Written instruction - The records underneath are to be repeated exactly, with the pictures left out.

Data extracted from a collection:

----------------

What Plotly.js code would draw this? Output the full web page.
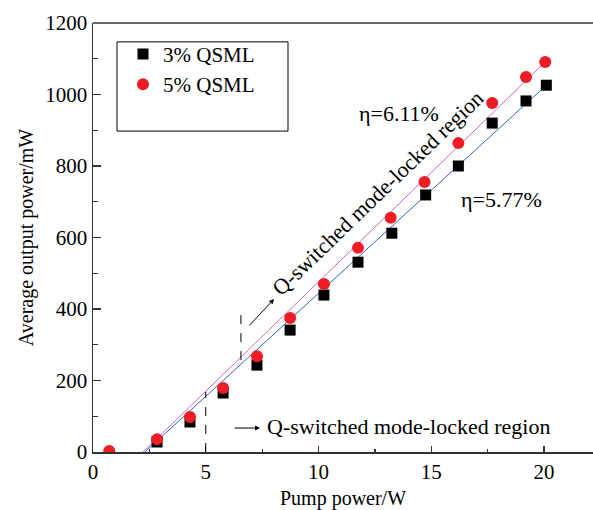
<!DOCTYPE html>
<html>
<head>
<meta charset="utf-8">
<script src="https://cdn.plot.ly/plotly-3.0.1.min.js"></script>
<style>html,body{margin:0;padding:0;background:#fff;}#chart{width:593px;height:510px;}</style>
</head>
<body>
<div id="chart"></div>
<script>
// Data
const pump3 = [2.84, 4.3, 5.77, 7.27, 8.74, 10.24, 11.75, 13.25, 14.75, 16.2, 17.7, 19.2, 20.1];
const power3 = [28, 84, 165, 243, 341, 439, 531, 612, 719, 800, 920, 982, 1026];
const pump5 = [0.72, 2.84, 4.3, 5.77, 7.27, 8.74, 10.24, 11.75, 13.2, 14.7, 16.2, 17.7, 19.2, 20.05];
const power5 = [3, 36, 98, 179, 268, 375, 470, 571, 655, 755, 864, 976, 1049, 1091];
// fitted lines (endpoints)
const fit3x = [2.3, 20.1];
const fit3y = [0, 1026];
const fit5x = [2.22, 20.05];
const fit5y = [0, 1091];
const xTicks = [0, 5, 10, 15, 20];
const yTicks = [0, 200, 400, 600, 800, 1000, 1200];

const font = "'Liberation Serif', 'Times New Roman', serif";

const traces = [
  {x: fit3x, y: fit3y, mode: 'lines', line: {color: '#3060c0', width: 1}, showlegend: false, hoverinfo: 'skip'},
  {x: fit5x, y: fit5y, mode: 'lines', line: {color: '#c46cc4', width: 1}, showlegend: false, hoverinfo: 'skip'},
  {x: pump3, y: power3, name: '3% QSML', mode: 'markers', marker: {symbol: 'square', size: 11, color: '#000'}},
  {x: pump5, y: power5, name: '5% QSML', mode: 'markers', marker: {symbol: 'circle', size: 12, color: '#ee1c24'}}
];

const layout = {
  width: 593, height: 510,
  margin: {l: 93, r: 0, t: 23, b: 58},
  paper_bgcolor: '#fff', plot_bgcolor: '#fff',
  font: {family: font, color: '#000', size: 21},
  showlegend: true,
  legend: {x: 0.06, y: 0.975, xanchor: 'left', yanchor: 'top', bgcolor: 'rgba(0,0,0,0)', borderwidth: 0, font: {size: 21, family: font}},
  xaxis: {
    range: [0, 22.17], tickvals: xTicks, ticktext: xTicks.map(String),
    ticks: 'inside', ticklen: 6, tickwidth: 1.2, tickcolor: '#333',
    minor: {dtick: 2.5, ticks: 'inside', ticklen: 3, tickcolor: '#333'},
    showline: true, linecolor: '#333', linewidth: 1.5, mirror: false,
    showgrid: false, zeroline: false,
    tickfont: {size: 21, family: font},
    title: {text: 'Pump power/W', font: {size: 20, family: font}, standoff: 8}
  },
  yaxis: {
    range: [0, 1200], tickvals: yTicks, ticktext: yTicks.map(String),
    ticks: 'inside', ticklen: 8, tickwidth: 1.2, tickcolor: '#333',
    minor: {dtick: 100, ticks: 'inside', ticklen: 5, tickcolor: '#333'},
    showline: true, linecolor: '#333', linewidth: 1.5,
    showgrid: false, zeroline: false,
    tickfont: {size: 21, family: font},
    title: {text: 'Average output power/mW', font: {size: 20, family: font}, standoff: 6}
  },
  shapes: [
    {type: 'line', xref: 'paper', yref: 'paper', x0: 0, x1: 1, y0: 1, y1: 1, line: {color: '#333', width: 1.5}},
    {type: 'rect', xref: 'paper', yref: 'paper', x0: 0.048, x1: 0.39, y0: 0.748, y1: 0.956, line: {color: '#000', width: 1}},
    {type: 'line', xref: 'x', yref: 'y', x0: 5, x1: 5, y0: 0, y1: 168, line: {color: '#000', width: 1, dash: 'dash'}},
    {type: 'line', xref: 'x', yref: 'y', x0: 6.56, x1: 6.56, y0: 257, y1: 400, line: {color: '#000', width: 1, dash: 'dash'}}
  ],
  annotations: [
    {x: 13.57, y: 948, text: 'η=6.11%', showarrow: false, font: {size: 22, family: font}},
    {x: 18.1, y: 705, text: 'η=5.77%', showarrow: false, font: {size: 22, family: font}},
    {x: 12.6, y: 724, text: 'Q-switched mode-locked region', showarrow: false, textangle: -44, font: {size: 22, family: font}},
    {x: 13.97, y: 70, text: 'Q-switched mode-locked region', showarrow: false, font: {size: 22, family: font}},
    {x: 7.41, y: 67, ax: 6.21, ay: 67, axref: 'x', ayref: 'y', text: '', showarrow: true, arrowhead: 2, arrowsize: 1, arrowwidth: 1, arrowcolor: '#000'},
    {x: 8.03, y: 428, ax: 6.87, ay: 350, axref: 'x', ayref: 'y', text: '', showarrow: true, arrowhead: 2, arrowsize: 1, arrowwidth: 1, arrowcolor: '#000'}
  ]
};

Plotly.newPlot('chart', traces, layout, {displayModeBar: false, staticPlot: true});
</script>
</body>
</html>
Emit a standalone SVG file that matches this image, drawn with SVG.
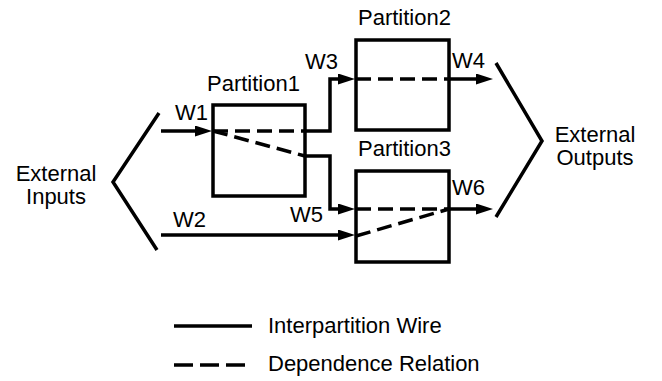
<svg xmlns="http://www.w3.org/2000/svg" width="662" height="381" viewBox="0 0 662 381">
<style>
text{font-family:"Liberation Sans",Arial,Helvetica,sans-serif;font-size:22px;fill:#000}
.box{fill:none;stroke:#000;stroke-width:3.5}
.wire{fill:none;stroke:#000;stroke-width:3.5}
.dep{fill:none;stroke:#000;stroke-width:3.5;stroke-dasharray:15 7}
.mid{text-anchor:middle}
</style>
<defs>
<marker id="arr" markerWidth="17" markerHeight="11" refX="9" refY="5.5" orient="auto" markerUnits="userSpaceOnUse">
<path d="M0,0 L17,5.5 L0,11 z" fill="#000"/>
</marker>
</defs>
<rect width="662" height="381" fill="#fff"/>
<g id="external-inputs">
<polyline class="wire" points="159,113 113,182 157,250"/>
<text class="mid" x="56" y="181">External</text>
<text class="mid" x="56" y="204">Inputs</text>
</g>
<g id="external-outputs">
<polyline class="wire" points="496,63 542,141 496,217"/>
<text class="mid" x="595" y="142">External</text>
<text class="mid" x="595" y="165">Outputs</text>
</g>
<g id="partition1">
<rect class="box" x="213" y="105" width="92" height="91"/>
<text x="207" y="91">Partition1</text>
</g>
<g id="partition2">
<rect class="box" x="356" y="40" width="93" height="90"/>
<text x="358" y="25">Partition2</text>
</g>
<g id="partition3">
<rect class="box" x="356" y="171" width="93" height="91"/>
<text x="358" y="156">Partition3</text>
</g>
<g id="connectors">
<path class="wire" d="M161,131 H204" marker-end="url(#arr)"/>
<path class="wire" d="M305,131 H330 V79 H347" marker-end="url(#arr)"/>
<path class="wire" d="M305,156 H330 V209 H347" marker-end="url(#arr)"/>
<path class="wire" d="M161,235 H347" marker-end="url(#arr)"/>
<path class="wire" d="M449,79 H485" marker-end="url(#arr)"/>
<path class="wire" d="M449,209 H485" marker-end="url(#arr)"/>
<path class="dep" d="M213,131 H305"/>
<path class="dep" d="M213,131 L305,156"/>
<path class="dep" d="M356,79 H449"/>
<path class="dep" d="M356,209 H449"/>
<path class="dep" d="M356,236 L449,209"/>
<text x="175" y="120">W1</text>
<text x="173" y="227">W2</text>
<text x="305" y="69">W3</text>
<text x="452" y="68">W4</text>
<text x="290" y="222">W5</text>
<text x="452" y="195">W6</text>
</g>
<g id="legend">
<path class="wire" d="M174,326 H252" stroke-width="4"/>
<path class="wire" d="M174,365 H246" stroke-width="4" stroke-dasharray="19 7"/>
<text x="268" y="333">Interpartition Wire</text>
<text x="268" y="371">Dependence Relation</text>
</g>
</svg>
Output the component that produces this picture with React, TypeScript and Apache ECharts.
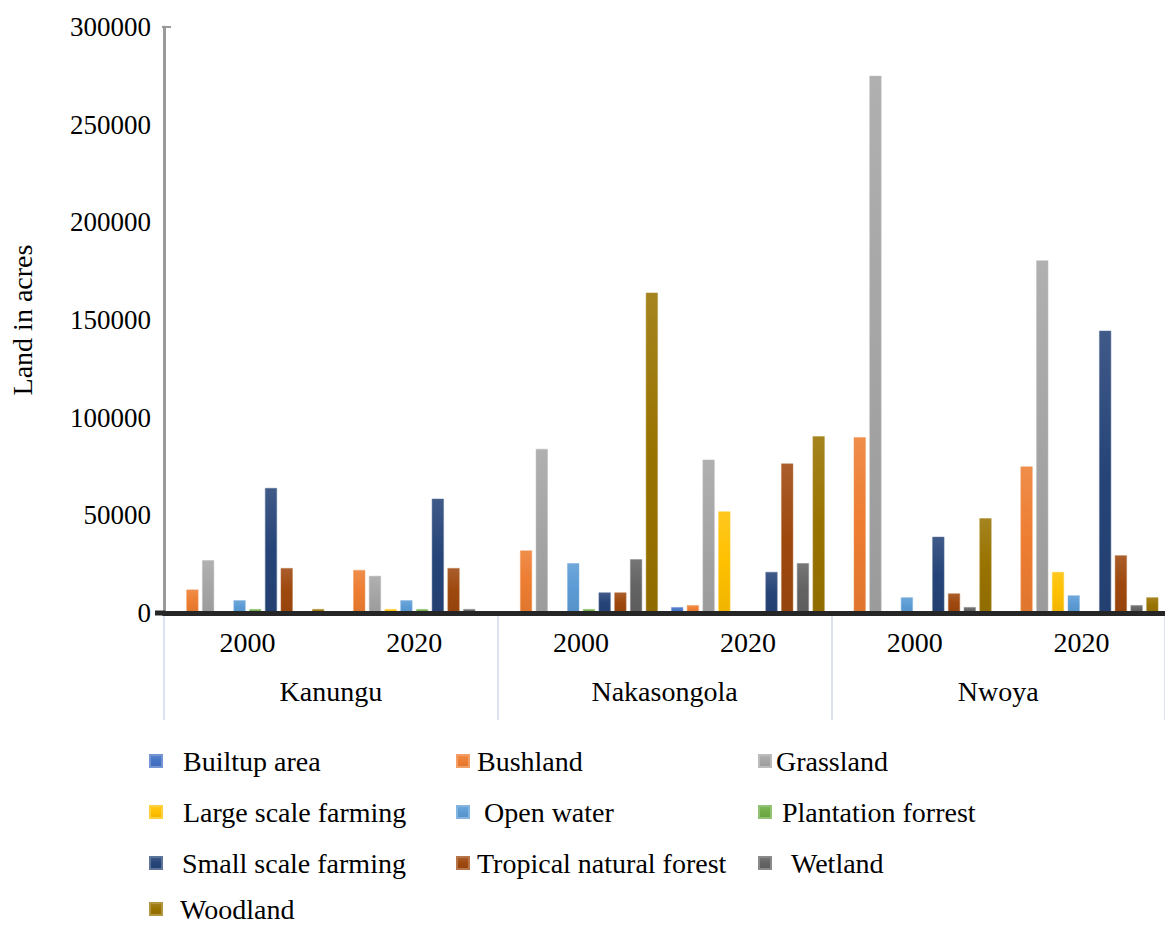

----------------

Solution to the problem -
What Plotly.js code would draw this? Output the full web page.
<!DOCTYPE html>
<html>
<head>
<meta charset="utf-8">
<script src="https://cdn.plot.ly/plotly-3.0.1.min.js"></script>
<style>html,body{margin:0;padding:0;background:#fff;}#chart{width:593px;height:510px;}</style>
</head>
<body>
<div id="chart"></div>
<script>
// Data
const pump3 = [2.84, 4.3, 5.77, 7.27, 8.74, 10.24, 11.75, 13.25, 14.75, 16.2, 17.7, 19.2, 20.1];
const power3 = [28, 84, 165, 243, 341, 439, 531, 612, 719, 800, 920, 982, 1026];
const pump5 = [0.72, 2.84, 4.3, 5.77, 7.27, 8.74, 10.24, 11.75, 13.2, 14.7, 16.2, 17.7, 19.2, 20.05];
const power5 = [3, 36, 98, 179, 268, 375, 470, 571, 655, 755, 864, 976, 1049, 1091];
// fitted lines (endpoints)
const fit3x = [2.3, 20.1];
const fit3y = [0, 1026];
const fit5x = [2.22, 20.05];
const fit5y = [0, 1091];
const xTicks = [0, 5, 10, 15, 20];
const yTicks = [0, 200, 400, 600, 800, 1000, 1200];

const font = "'Liberation Serif', 'Times New Roman', serif";

const traces = [
  {x: fit3x, y: fit3y, mode: 'lines', line: {color: '#3060c0', width: 1}, showlegend: false, hoverinfo: 'skip'},
  {x: fit5x, y: fit5y, mode: 'lines', line: {color: '#c46cc4', width: 1}, showlegend: false, hoverinfo: 'skip'},
  {x: pump3, y: power3, name: '3% QSML', mode: 'markers', marker: {symbol: 'square', size: 11, color: '#000'}},
  {x: pump5, y: power5, name: '5% QSML', mode: 'markers', marker: {symbol: 'circle', size: 12, color: '#ee1c24'}}
];

const layout = {
  width: 593, height: 510,
  margin: {l: 93, r: 0, t: 23, b: 58},
  paper_bgcolor: '#fff', plot_bgcolor: '#fff',
  font: {family: font, color: '#000', size: 21},
  showlegend: true,
  legend: {x: 0.06, y: 0.975, xanchor: 'left', yanchor: 'top', bgcolor: 'rgba(0,0,0,0)', borderwidth: 0, font: {size: 21, family: font}},
  xaxis: {
    range: [0, 22.17], tickvals: xTicks, ticktext: xTicks.map(String),
    ticks: 'inside', ticklen: 6, tickwidth: 1.2, tickcolor: '#333',
    minor: {dtick: 2.5, ticks: 'inside', ticklen: 3, tickcolor: '#333'},
    showline: true, linecolor: '#333', linewidth: 1.5, mirror: false,
    showgrid: false, zeroline: false,
    tickfont: {size: 21, family: font},
    title: {text: 'Pump power/W', font: {size: 20, family: font}, standoff: 8}
  },
  yaxis: {
    range: [0, 1200], tickvals: yTicks, ticktext: yTicks.map(String),
    ticks: 'inside', ticklen: 8, tickwidth: 1.2, tickcolor: '#333',
    minor: {dtick: 100, ticks: 'inside', ticklen: 5, tickcolor: '#333'},
    showline: true, linecolor: '#333', linewidth: 1.5,
    showgrid: false, zeroline: false,
    tickfont: {size: 21, family: font},
    title: {text: 'Average output power/mW', font: {size: 20, family: font}, standoff: 6}
  },
  shapes: [
    {type: 'line', xref: 'paper', yref: 'paper', x0: 0, x1: 1, y0: 1, y1: 1, line: {color: '#333', width: 1.5}},
    {type: 'rect', xref: 'paper', yref: 'paper', x0: 0.048, x1: 0.39, y0: 0.748, y1: 0.956, line: {color: '#000', width: 1}},
    {type: 'line', xref: 'x', yref: 'y', x0: 5, x1: 5, y0: 0, y1: 168, line: {color: '#000', width: 1, dash: 'dash'}},
    {type: 'line', xref: 'x', yref: 'y', x0: 6.56, x1: 6.56, y0: 257, y1: 400, line: {color: '#000', width: 1, dash: 'dash'}}
  ],
  annotations: [
    {x: 13.57, y: 948, text: 'η=6.11%', showarrow: false, font: {size: 22, family: font}},
    {x: 18.1, y: 705, text: 'η=5.77%', showarrow: false, font: {size: 22, family: font}},
    {x: 12.6, y: 724, text: 'Q-switched mode-locked region', showarrow: false, textangle: -44, font: {size: 22, family: font}},
    {x: 13.97, y: 70, text: 'Q-switched mode-locked region', showarrow: false, font: {size: 22, family: font}},
    {x: 7.41, y: 67, ax: 6.21, ay: 67, axref: 'x', ayref: 'y', text: '', showarrow: true, arrowhead: 2, arrowsize: 1, arrowwidth: 1, arrowcolor: '#000'},
    {x: 8.03, y: 428, ax: 6.87, ay: 350, axref: 'x', ayref: 'y', text: '', showarrow: true, arrowhead: 2, arrowsize: 1, arrowwidth: 1, arrowcolor: '#000'}
  ]
};

Plotly.newPlot('chart', traces, layout, {displayModeBar: false, staticPlot: true});
</script>
</body>
</html>
Emit a standalone SVG file that matches this image, drawn with SVG.
<svg xmlns="http://www.w3.org/2000/svg" width="662" height="381" viewBox="0 0 662 381">
<style>
text{font-family:"Liberation Sans",Arial,Helvetica,sans-serif;font-size:22px;fill:#000}
.box{fill:none;stroke:#000;stroke-width:3.5}
.wire{fill:none;stroke:#000;stroke-width:3.5}
.dep{fill:none;stroke:#000;stroke-width:3.5;stroke-dasharray:15 7}
.mid{text-anchor:middle}
</style>
<defs>
<marker id="arr" markerWidth="17" markerHeight="11" refX="9" refY="5.5" orient="auto" markerUnits="userSpaceOnUse">
<path d="M0,0 L17,5.5 L0,11 z" fill="#000"/>
</marker>
</defs>
<rect width="662" height="381" fill="#fff"/>
<g id="external-inputs">
<polyline class="wire" points="159,113 113,182 157,250"/>
<text class="mid" x="56" y="181">External</text>
<text class="mid" x="56" y="204">Inputs</text>
</g>
<g id="external-outputs">
<polyline class="wire" points="496,63 542,141 496,217"/>
<text class="mid" x="595" y="142">External</text>
<text class="mid" x="595" y="165">Outputs</text>
</g>
<g id="partition1">
<rect class="box" x="213" y="105" width="92" height="91"/>
<text x="207" y="91">Partition1</text>
</g>
<g id="partition2">
<rect class="box" x="356" y="40" width="93" height="90"/>
<text x="358" y="25">Partition2</text>
</g>
<g id="partition3">
<rect class="box" x="356" y="171" width="93" height="91"/>
<text x="358" y="156">Partition3</text>
</g>
<g id="connectors">
<path class="wire" d="M161,131 H204" marker-end="url(#arr)"/>
<path class="wire" d="M305,131 H330 V79 H347" marker-end="url(#arr)"/>
<path class="wire" d="M305,156 H330 V209 H347" marker-end="url(#arr)"/>
<path class="wire" d="M161,235 H347" marker-end="url(#arr)"/>
<path class="wire" d="M449,79 H485" marker-end="url(#arr)"/>
<path class="wire" d="M449,209 H485" marker-end="url(#arr)"/>
<path class="dep" d="M213,131 H305"/>
<path class="dep" d="M213,131 L305,156"/>
<path class="dep" d="M356,79 H449"/>
<path class="dep" d="M356,209 H449"/>
<path class="dep" d="M356,236 L449,209"/>
<text x="175" y="120">W1</text>
<text x="173" y="227">W2</text>
<text x="305" y="69">W3</text>
<text x="452" y="68">W4</text>
<text x="290" y="222">W5</text>
<text x="452" y="195">W6</text>
</g>
<g id="legend">
<path class="wire" d="M174,326 H252" stroke-width="4"/>
<path class="wire" d="M174,365 H246" stroke-width="4" stroke-dasharray="19 7"/>
<text x="268" y="333">Interpartition Wire</text>
<text x="268" y="371">Dependence Relation</text>
</g>
</svg>
Output the component that produces this picture with React, TypeScript and Apache ECharts.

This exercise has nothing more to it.